Central Coast Council is sitting on a digital asset problem it can measure in terabytes, staff hours, and delayed development applications. Across the council's geographic information system, planning portal, and public-facing property databases, duplicated and outdated aerial and site images have accumulated over more than a decade — a legacy of the financial administration period that ended in 2021 and the rushed digitisation efforts that followed.
The issue matters now because the council is mid-way through the Gosford City Centre Masterplan implementation, a program that depends on accurate, current site imagery to assess development proposals along Mann Street and the Georgiana Terrace precinct. When planning officers pull imagery from council's internal document management system and find three or four versions of the same parcel photograph — sometimes spanning five or more years of change — the result is avoidable delays and, in some cases, incorrect baseline assessments.
What the Numbers Show
Duplicate image files are not a trivial annoyance. In local government environments comparable to Central Coast, audits of document management systems have found that between 25 and 40 per cent of stored image assets are redundant duplicates or superseded versions, according to published guidance from the NSW State Archives and Records Authority. For a council managing spatial data across a 1,681-square-kilometre local government area — stretching from Woy Woy in the south to Kulnura in the north — the storage and retrieval burden compounds quickly.

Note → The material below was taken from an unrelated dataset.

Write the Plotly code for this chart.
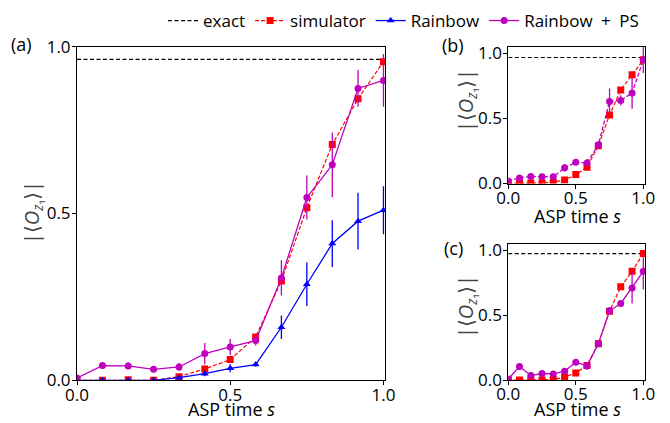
import plotly.graph_objects as go

# ---------------- data ----------------
s_time = [0.0, 0.083, 0.167, 0.25, 0.333, 0.417, 0.5, 0.583, 0.667, 0.75, 0.833, 0.917, 1.0]
exact_line_x = [0.0, 1.0]

# panel (a)
exact_a = 0.962
sim_a = [0.0, 0.0, 0.002, 0.0, 0.011, 0.034, 0.062, 0.13, 0.298, 0.517, 0.707, 0.844, 0.955]
rb_a = [0.0, 0.0, 0.0, 0.0, 0.008, 0.02, 0.036, 0.047, 0.159, 0.288, 0.41, 0.477, 0.51]
rb_a_err = [0.0, 0.0, 0.0, 0.0, 0.006, 0.008, 0.012, 0.006, 0.035, 0.065, 0.07, 0.085, 0.072]
ps_a = [0.007, 0.044, 0.043, 0.033, 0.04, 0.08, 0.1, 0.119, 0.307, 0.548, 0.646, 0.875, 0.899]
ps_a_err = [0.005, 0.01, 0.01, 0.008, 0.012, 0.032, 0.024, 0.015, 0.053, 0.066, 0.097, 0.055, 0.079]

# panel (b)
exact_b = 0.967
sim_b = [0.0, 0.003, 0.003, 0.003, 0.01, 0.026, 0.069, 0.125, 0.29, 0.526, 0.717, 0.834, 0.949]
ps_b = [0.02, 0.043, 0.054, 0.051, 0.051, 0.12, 0.163, 0.158, 0.296, 0.63, 0.638, 0.694, 0.949]
ps_b_err = [0.005, 0.01, 0.008, 0.008, 0.01, 0.03, 0.012, 0.03, 0.03, 0.1, 0.04, 0.12, 0.1]

# panel (c)
exact_c = 0.975
sim_c = [0.0, 0.0, 0.0, 0.0, 0.003, 0.023, 0.055, 0.112, 0.279, 0.531, 0.719, 0.839, 0.977]
ps_c = [0.008, 0.104, 0.034, 0.05, 0.047, 0.068, 0.138, 0.109, 0.279, 0.534, 0.591, 0.711, 0.839]
ps_c_err = [0.005, 0.01, 0.008, 0.008, 0.008, 0.01, 0.015, 0.03, 0.02, 0.03, 0.025, 0.12, 0.14]

tick_vals = [0.0, 0.5, 1.0]
tick_text = ["0.0", "0.5", "1.0"]
panel_labels = ["(a)", "(b)", "(c)"]
legend_names = ["exact", "simulator", "Rainbow", "Rainbow\u2002+\u2002PS"]
x_title = "ASP time <i>s</i>"
y_title = "|⟨<i>O</i><sub><i>z</i>₁</sub>⟩|"

RED = "#ff0000"
BLUE = "#0000ff"
MAG = "#bf00bf"
FONT = "Open Sans, DejaVu Sans, sans-serif"

# page body has an 8px margin: figure is drawn from (8, 8) in the window
OFF = 8
W, H = 670 - OFF, 423 - OFF


def px(x):
    return (x - OFF) / W


def py(y):
    return 1 - (y - OFF) / H


fig = go.Figure()


def add_panel(n, exact, sim, ps, ps_err, ps_dash, rb=None, rb_err=None, legend=False):
    xa = "x" if n == 1 else f"x{n}"
    ya = "y" if n == 1 else f"y{n}"
    fig.add_trace(go.Scatter(x=exact_line_x, y=[exact, exact], mode="lines", name=legend_names[0],
                             line=dict(color="black", width=1.2, dash="4px,2.5px"),
                             xaxis=xa, yaxis=ya, showlegend=legend))
    fig.add_trace(go.Scatter(x=s_time, y=sim, mode="lines+markers", name=legend_names[1],
                             line=dict(color=RED, width=1.2, dash="4px,2px"),
                             marker=dict(symbol="square", size=7, color=RED),
                             xaxis=xa, yaxis=ya, showlegend=legend))
    if rb is not None:
        fig.add_trace(go.Scatter(x=s_time, y=rb, mode="lines+markers", name=legend_names[2],
                                 line=dict(color=BLUE, width=1.3),
                                 marker=dict(symbol="triangle-up", size=7, color=BLUE),
                                 error_y=dict(type="data", array=rb_err, color=BLUE,
                                              thickness=1.3, width=0),
                                 xaxis=xa, yaxis=ya, showlegend=legend))
    fig.add_trace(go.Scatter(x=s_time, y=ps, mode="lines+markers", name=legend_names[3],
                             line=dict(color=MAG, width=1.3, dash=ps_dash),
                             marker=dict(symbol="circle", size=7, color=MAG),
                             error_y=dict(type="data", array=ps_err, color=MAG,
                                          thickness=1.3, width=0),
                             xaxis=xa, yaxis=ya, showlegend=legend))


add_panel(1, exact_a, sim_a, ps_a, ps_a_err, "solid", rb_a, rb_a_err, legend=True)
add_panel(2, exact_b, sim_b, ps_b, ps_b_err, "4px,2px")
add_panel(3, exact_c, sim_c, ps_c, ps_c_err, "solid")

axis_common = dict(showline=True, linecolor="black", linewidth=1, mirror=True,
                   ticks="outside", ticklen=4, tickwidth=1, tickcolor="black",
                   showgrid=False, zeroline=False, tickvals=tick_vals, ticktext=tick_text,
                   automargin=False,
                   tickfont=dict(size=17, color="black", family=FONT))
x_common = dict(ticklabelstandoff=-5, **axis_common)
y_common = dict(ticklabelstandoff=-2, **axis_common)

fig.update_layout(
    width=W, height=H,
    margin=dict(l=0, r=0, t=0, b=0, autoexpand=False),
    paper_bgcolor="white", plot_bgcolor="white",
    font=dict(family=FONT, color="black"),
    xaxis=dict(domain=[px(77), px(385)], range=[0, 1.005], anchor="y", **x_common),
    yaxis=dict(domain=[py(380.3), py(46.7)], range=[0, 1.0], anchor="x", **y_common),
    xaxis2=dict(domain=[px(508.3), px(645)], range=[0, 1.0126], anchor="y2", **x_common),
    yaxis2=dict(domain=[py(183.5), py(46.7)], range=[0, 1.05], anchor="x2", **y_common),
    xaxis3=dict(domain=[px(508.3), px(645)], range=[0, 1.0126], anchor="y3", **x_common),
    yaxis3=dict(domain=[py(380), py(244)], range=[0, 1.05], anchor="x3", **y_common),
    legend=dict(orientation="h", x=px(644), xanchor="right", y=py(3), yanchor="top",
                font=dict(size=17, family=FONT), bgcolor="rgba(0,0,0,0)",
                itemwidth=30, tracegroupgap=0),
)

ann = []
# panel labels
for lab, (ax_, ay_) in zip(panel_labels, [(21, 44), (453, 45), (453, 248)]):
    ann.append(dict(text=lab, x=px(ax_), y=py(ay_), xref="paper", yref="paper",
                    showarrow=False, xanchor="center", yanchor="middle",
                    font=dict(size=18, color="black", family=FONT)))
# x titles (anchored at their bottom edge)
for (ax_, ay_) in [(231, 423), (577, 230), (577, 423)]:
    ann.append(dict(text=x_title, x=px(ax_), y=py(ay_), xref="paper", yref="paper",
                    showarrow=False, xanchor="center", yanchor="bottom",
                    font=dict(size=18, color="black", family=FONT)))
# y titles
for (ax_, ay_) in [(33, 213), (466, 101), (466, 307)]:
    ann.append(dict(text=y_title, x=px(ax_), y=py(ay_), xref="paper", yref="paper",
                    showarrow=False, xanchor="center", yanchor="middle", textangle=-90,
                    font=dict(size=20, color="#444444", family=FONT)))
fig.update_layout(annotations=ann)

fig.write_html("out.html")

Council's 2024–25 annual report listed digital transformation as a priority investment area, with funds directed toward upgrading the Civica Authority platform used for development applications. The DA processing backlog at Gosford and Wyong service centres has been a recurring community complaint; imagery duplication is one documented contributor to the administrative drag inside that workflow, even if it rarely makes the agenda at an ordinary council meeting.
Consider the practical arithmetic: if a planning officer spends 15 minutes per application reconciling conflicting site photographs across three stored versions of the same image, and the council processes roughly 3,500 DAs per year — a figure consistent with Central Coast's recent planning volumes — that translates to more than 875 staff hours annually. At mid-range local government administrative pay rates of around $45 per hour, that is approximately $39,000 in labour absorbed by a problem that is, in principle, solvable with a structured deduplication program.
What Needs to Happen Next
The practical fix sits in two places. First, the council's Enterprise Records team, based at the Wyong administration building on Hely Street, needs to run a formal image audit against the document management system — identifying files by hash value, capture date, and parcel identifier — before the next phase of the Gosford Urban Activation Precinct assessment gets underway in late 2026. Second, any new aerial photography contracted through the NSW Spatial Services program, which delivers statewide imagery capture under the Continual Airborne Capture and Monitoring arrangement, should be ingested through a single, version-controlled repository rather than across multiple departmental folders.
The Central Coast Regional Planning Panel, which handles applications above a certain threshold, has flagged documentation quality in its determination reports more than once. Cleaner imagery records would reduce the back-and-forth between applicants and council officers, particularly for sites around Erina Fair, where retail and mixed-use rezonings have been active for the past two years.
None of this is technically complex. The NSW Government's own Digital Strategy, updated in 2023, explicitly encourages councils to adopt automated deduplication workflows as part of broader data hygiene obligations. Central Coast has the mandate, the platform, and — after three years out of administration — the institutional stability to tackle it. The question is whether it makes the priority list before the Gosford renewal pipeline puts even more pressure on an already stretched planning division.